GenerateAndWirteTo(GenerateMethods, s, filepath.Join(outputDir, "methods.go"), docs["method"])
...

What do you think?

quenbyako commented 4 years ago

@semka95 this is awesome! Everything what we need is now in your exported file!

I think, that something like jsdoc is better than excluded file, and i already added into api_117.tl nearly 25% of docs. Now, with your export, i can do it even faster.

Also, i have planned to upgrade tl parser on weekend, so i hope, docs will be added in generated files on next week!

Thanks for helping!

semka95 commented 4 years ago

@ololosha228, you're welcome. I can send you a code if you need it.

quenbyako commented 4 years ago

@semka95 yes, it can really help me. You can make PR, or save it in repository. Or if it's just single file, you can post here link to snippet on golang playground

semka95 commented 4 years ago

I think, that something like jsdoc is better than excluded file, and i already added into api_117.tl nearly 25% of docs. Now, with your export, i can do it even faster.

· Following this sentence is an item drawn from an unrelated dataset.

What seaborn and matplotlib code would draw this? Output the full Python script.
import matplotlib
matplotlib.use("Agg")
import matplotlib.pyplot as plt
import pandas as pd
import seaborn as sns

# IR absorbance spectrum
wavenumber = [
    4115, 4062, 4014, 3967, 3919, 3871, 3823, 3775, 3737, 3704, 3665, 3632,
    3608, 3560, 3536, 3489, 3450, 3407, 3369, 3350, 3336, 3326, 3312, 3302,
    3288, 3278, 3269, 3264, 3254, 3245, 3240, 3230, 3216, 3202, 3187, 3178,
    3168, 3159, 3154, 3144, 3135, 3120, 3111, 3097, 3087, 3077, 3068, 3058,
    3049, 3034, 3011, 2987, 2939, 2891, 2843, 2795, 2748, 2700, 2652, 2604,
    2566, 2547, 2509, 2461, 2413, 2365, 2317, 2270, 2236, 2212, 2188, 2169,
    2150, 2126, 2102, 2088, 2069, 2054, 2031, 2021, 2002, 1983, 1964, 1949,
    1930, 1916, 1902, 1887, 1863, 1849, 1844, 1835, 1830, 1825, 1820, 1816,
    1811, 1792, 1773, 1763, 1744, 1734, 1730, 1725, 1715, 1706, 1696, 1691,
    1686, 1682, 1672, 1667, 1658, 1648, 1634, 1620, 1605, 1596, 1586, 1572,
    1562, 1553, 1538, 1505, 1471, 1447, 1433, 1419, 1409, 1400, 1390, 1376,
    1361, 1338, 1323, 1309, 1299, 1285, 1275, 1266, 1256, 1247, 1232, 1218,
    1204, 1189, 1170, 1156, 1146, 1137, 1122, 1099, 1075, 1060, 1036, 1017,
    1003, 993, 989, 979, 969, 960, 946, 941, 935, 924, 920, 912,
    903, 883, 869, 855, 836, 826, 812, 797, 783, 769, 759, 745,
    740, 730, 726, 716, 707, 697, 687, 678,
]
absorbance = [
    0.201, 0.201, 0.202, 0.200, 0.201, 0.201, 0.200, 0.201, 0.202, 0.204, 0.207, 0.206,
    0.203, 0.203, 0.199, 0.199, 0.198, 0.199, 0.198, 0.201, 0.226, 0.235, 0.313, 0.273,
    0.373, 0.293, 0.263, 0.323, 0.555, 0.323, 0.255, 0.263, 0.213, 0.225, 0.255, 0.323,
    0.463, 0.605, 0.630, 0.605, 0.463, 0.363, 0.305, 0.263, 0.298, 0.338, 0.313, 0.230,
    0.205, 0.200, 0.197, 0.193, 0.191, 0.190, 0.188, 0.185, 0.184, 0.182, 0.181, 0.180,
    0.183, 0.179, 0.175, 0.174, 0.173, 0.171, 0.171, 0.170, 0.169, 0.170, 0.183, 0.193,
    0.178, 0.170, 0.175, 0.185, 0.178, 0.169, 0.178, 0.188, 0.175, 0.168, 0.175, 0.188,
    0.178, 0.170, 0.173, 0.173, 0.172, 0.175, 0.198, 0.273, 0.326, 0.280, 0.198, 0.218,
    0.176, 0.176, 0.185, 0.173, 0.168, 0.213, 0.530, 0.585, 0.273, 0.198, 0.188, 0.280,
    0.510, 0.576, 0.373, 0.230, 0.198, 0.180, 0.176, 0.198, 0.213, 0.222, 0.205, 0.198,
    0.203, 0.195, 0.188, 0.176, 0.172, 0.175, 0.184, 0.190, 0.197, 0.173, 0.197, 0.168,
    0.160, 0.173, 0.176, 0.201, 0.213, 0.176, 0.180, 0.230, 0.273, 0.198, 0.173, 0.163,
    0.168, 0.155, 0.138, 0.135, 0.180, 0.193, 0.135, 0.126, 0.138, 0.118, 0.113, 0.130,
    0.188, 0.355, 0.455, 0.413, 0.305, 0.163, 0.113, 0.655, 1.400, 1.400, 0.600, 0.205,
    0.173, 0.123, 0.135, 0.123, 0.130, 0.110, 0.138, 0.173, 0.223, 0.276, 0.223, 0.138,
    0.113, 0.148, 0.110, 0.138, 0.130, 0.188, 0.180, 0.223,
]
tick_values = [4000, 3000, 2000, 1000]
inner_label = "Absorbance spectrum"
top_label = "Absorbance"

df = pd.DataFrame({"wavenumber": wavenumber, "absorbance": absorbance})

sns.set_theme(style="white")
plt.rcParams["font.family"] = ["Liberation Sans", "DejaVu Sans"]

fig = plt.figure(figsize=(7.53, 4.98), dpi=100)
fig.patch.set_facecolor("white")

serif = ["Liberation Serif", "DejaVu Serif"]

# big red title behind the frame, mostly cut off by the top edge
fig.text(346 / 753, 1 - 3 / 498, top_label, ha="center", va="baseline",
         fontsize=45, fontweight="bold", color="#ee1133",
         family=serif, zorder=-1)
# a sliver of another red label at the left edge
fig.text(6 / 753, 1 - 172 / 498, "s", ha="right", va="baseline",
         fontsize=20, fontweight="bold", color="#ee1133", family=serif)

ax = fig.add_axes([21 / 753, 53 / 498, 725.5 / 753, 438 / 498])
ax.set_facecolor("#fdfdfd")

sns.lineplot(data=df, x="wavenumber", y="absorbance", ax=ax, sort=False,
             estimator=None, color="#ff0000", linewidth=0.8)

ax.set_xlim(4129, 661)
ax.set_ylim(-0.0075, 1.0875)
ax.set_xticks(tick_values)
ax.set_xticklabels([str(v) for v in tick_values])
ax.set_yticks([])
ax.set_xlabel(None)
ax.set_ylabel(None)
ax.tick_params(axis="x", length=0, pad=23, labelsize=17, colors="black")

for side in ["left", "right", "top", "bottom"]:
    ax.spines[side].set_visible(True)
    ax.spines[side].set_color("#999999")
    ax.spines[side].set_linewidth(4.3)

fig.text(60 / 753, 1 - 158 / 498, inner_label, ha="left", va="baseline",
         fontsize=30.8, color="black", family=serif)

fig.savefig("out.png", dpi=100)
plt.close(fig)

@ololosha228, ok, I am missing something, you added docs to .tl manually? So then you will parse docs from this .tl code generator?

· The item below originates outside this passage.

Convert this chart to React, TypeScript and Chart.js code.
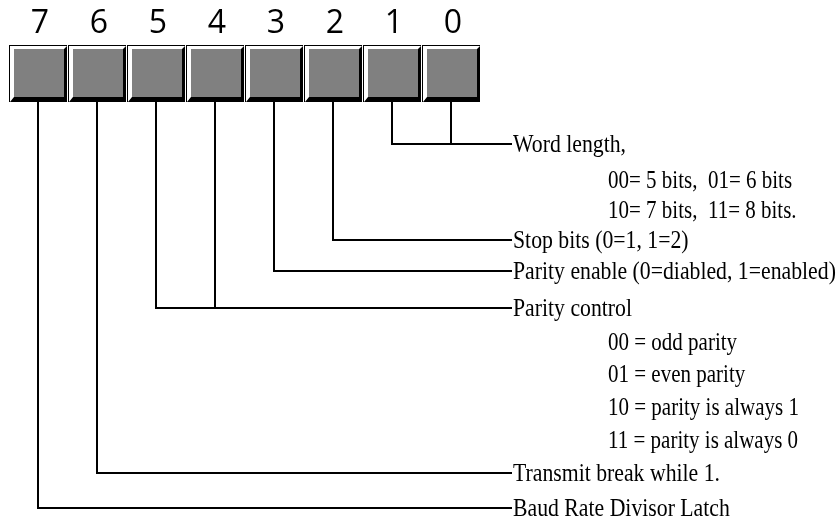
import React, { useEffect, useRef } from "react";
import { Chart, registerables } from "chart.js";

Chart.register(...registerables);

// ---- data ----
const bitNumbers = [7, 6, 5, 4, 3, 2, 1, 0];
const fieldBits = [[1, 0], [2], [3], [5, 4], [6], [7]];
const fieldLabels = [
  "Word length,",
  "Stop bits (0=1, 1=2)",
  "Parity enable (0=diabled, 1=enabled)",
  "Parity control",
  "Transmit break while 1.",
  "Baud Rate Divisor Latch",
];
const fieldRows = [144, 240, 271, 308, 473, 508];
const detailTexts = [
  "00= 5 bits,  01= 6 bits",
  "10= 7 bits,  11= 8 bits.",
  "00 = odd parity",
  "01 = even parity",
  "10 = parity is always 1",
  "11 = parity is always 0",
];
const detailRows = [180, 210, 342, 374, 407, 440];

// ---- layout (slot units on x, diagram units on y) ----
const W = 838;
const H = 521;
const SLOT_PX = 59;
const FIRST_PX = 38;
const X_MIN = -FIRST_PX / SLOT_PX;
const X_MAX = X_MIN + W / SLOT_PX;
const BOX_TOP = 45;
const BOX_BOTTOM = 102;
const LABEL_X = (513 - FIRST_PX) / SLOT_PX;
const DETAIL_X = (608 - FIRST_PX) / SLOT_PX;
const LINE_END_X = LABEL_X - 1 / SLOT_PX;

const slotOf = (bit: number) => bitNumbers.indexOf(bit);

function buildDatasets() {
  const ds: any[] = [];
  fieldBits.forEach((bits, i) => {
    const row = fieldRows[i];
    const left = slotOf(bits[0]);
    ds.push({
      data: [
        { x: left, y: BOX_BOTTOM },
        { x: left, y: row },
        { x: LINE_END_X, y: row },
      ],
    });
    for (let j = 1; j < bits.length; j++) {
      const s = slotOf(bits[j]);
      ds.push({
        data: [
          { x: s, y: BOX_BOTTOM },
          { x: s, y: row },
        ],
      });
    }
  });
  return ds.map((d) => ({
    ...d,
    showLine: true,
    borderColor: "#000",
    borderWidth: 2,
    pointRadius: 0,
    pointHoverRadius: 0,
    tension: 0,
    fill: false,
    borderCapStyle: "butt",
    borderJoinStyle: "miter",
  }));
}

const registerPlugin = {
  id: "registerBoxes",
  beforeDatasetsDraw(chart: any) {
    const ctx = chart.ctx as CanvasRenderingContext2D;
    const xs = chart.scales.x;
    const ys = chart.scales.y;
    const top = Math.round(ys.getPixelForValue(BOX_TOP));
    const bottom = Math.round(ys.getPixelForValue(BOX_BOTTOM));
    ctx.save();
    bitNumbers.forEach((bit, k) => {
      const cx = Math.round(xs.getPixelForValue(k));
      const L = cx - 29;
      const R = L + 58;
      const T = top;
      const B = bottom;
      const fl = L + 5;
      const ft = T + 4;
      const fr = R - 3;
      const fb = B - 5;
      ctx.fillStyle = "#000";
      ctx.fillRect(L, T, R - L, B - T);
      ctx.fillStyle = "#fff";
      ctx.beginPath();
      ctx.moveTo(L + 1, T + 1);
      ctx.lineTo(R, T + 1);
      ctx.lineTo(fr, ft);
      ctx.lineTo(fl, ft);
      ctx.lineTo(fl, fb);
      ctx.lineTo(L + 1, B);
      ctx.closePath();
      ctx.fill();
      ctx.fillStyle = "#808080";
      ctx.fillRect(fl, ft, fr - fl, fb - ft);
      ctx.fillStyle = "#000";
      ctx.font = '32px "Open Sans", "DejaVu Sans", sans-serif';
      ctx.textAlign = "center";
      ctx.textBaseline = "alphabetic";
      ctx.fillText(String(bit), cx + 2, 33);
    });
    ctx.restore();
  },
  afterDatasetsDraw(chart: any) {
    const ctx = chart.ctx as CanvasRenderingContext2D;
    const xs = chart.scales.x;
    const ys = chart.scales.y;
    const draw = (text: string, xv: number, yv: number, sx: number) => {
      const px = xs.getPixelForValue(xv);
      const py = ys.getPixelForValue(yv) + 7.5;
      ctx.save();
      ctx.translate(px, py);
      ctx.scale(sx, 1);
      ctx.fillStyle = "#000";
      ctx.font = '25px "Liberation Serif", "Times New Roman", serif';
      ctx.textAlign = "left";
      ctx.textBaseline = "alphabetic";
      ctx.fillText(text, 0, 0);
      ctx.restore();
    };
    fieldLabels.forEach((t, i) => draw(t, LABEL_X, fieldRows[i], 0.87));
    detailTexts.forEach((t, i) => draw(t, DETAIL_X, detailRows[i], 0.84));
  },
};

export default function App() {
  const ref = useRef<HTMLCanvasElement | null>(null);
  useEffect(() => {
    if (!ref.current) return;
    const chart = new Chart(ref.current, {
      type: "scatter",
      data: { datasets: buildDatasets() },
      options: {
        animation: false,
        responsive: false,
        devicePixelRatio: 1,
        events: [],
        layout: { padding: 0 },
        plugins: {
          legend: { display: false },
          tooltip: { enabled: false },
          title: { display: false },
        },
        scales: {
          x: { type: "linear", min: X_MIN, max: X_MAX, display: false },
          y: { type: "linear", min: 0, max: H, reverse: true, display: false },
        },
      } as any,
      plugins: [registerPlugin],
    });
    return () => chart.destroy();
  }, []);
  return (
    <div style={{ position: "fixed", left: 0, top: 0, width: W, height: H, background: "#fff" }}>
      <canvas ref={ref} width={W} height={H} style={{ display: "block" }} />
    </div>
  );
}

quenbyako commented 4 years ago

@semka95 yeup, that's it. Honestly, add comments automatically will be too hard, the idea of documentating tl files in tdlib looks pretty. Also, 1100 lines of objects, not so much. i spending 20-30 seconds per object, it's faster than writing lexer + parser + serializer + checker for single file)

semka95 commented 4 years ago

@ololosha228, well, if you take my scraper, you need to wait about 30 seconds to complete scraping and use parsed docs in your code (as I showed you example earlier), don't need to write code to generate .tl file, don't need to write manually .tl file, use scraped docs in your code generator straight away. That is my concern, why are you doing extra job?

semka95 commented 4 years ago

@ololosha228 maybe you confused because I sent you .json file? I sent you .json just to show you output of scraper, if I would embed scraper in your library it would return map with parsed docs, not saving it in .json file and parse it again.

quenbyako commented 3 years ago

Fixed in #45

ernado commented 3 years ago

@semka95 I've created scraper for Telegram documentation in gotd/getdoc, this is basically what you've described, but via goquery and pebble for caching.

add comments automatically will be too hard

I've also managed to integrate it with code generation, it was not too hard, but it is out of scope.

quenbyako commented 3 years ago

@ernado this is amazing!

Can we modify current tl schema file for adding docs to each struct and method?

ernado commented 3 years ago

It should be possible to embed parsed documentation to schema, but IMO it is impractical. I've chosen to embed documentation to generated code on codegen step.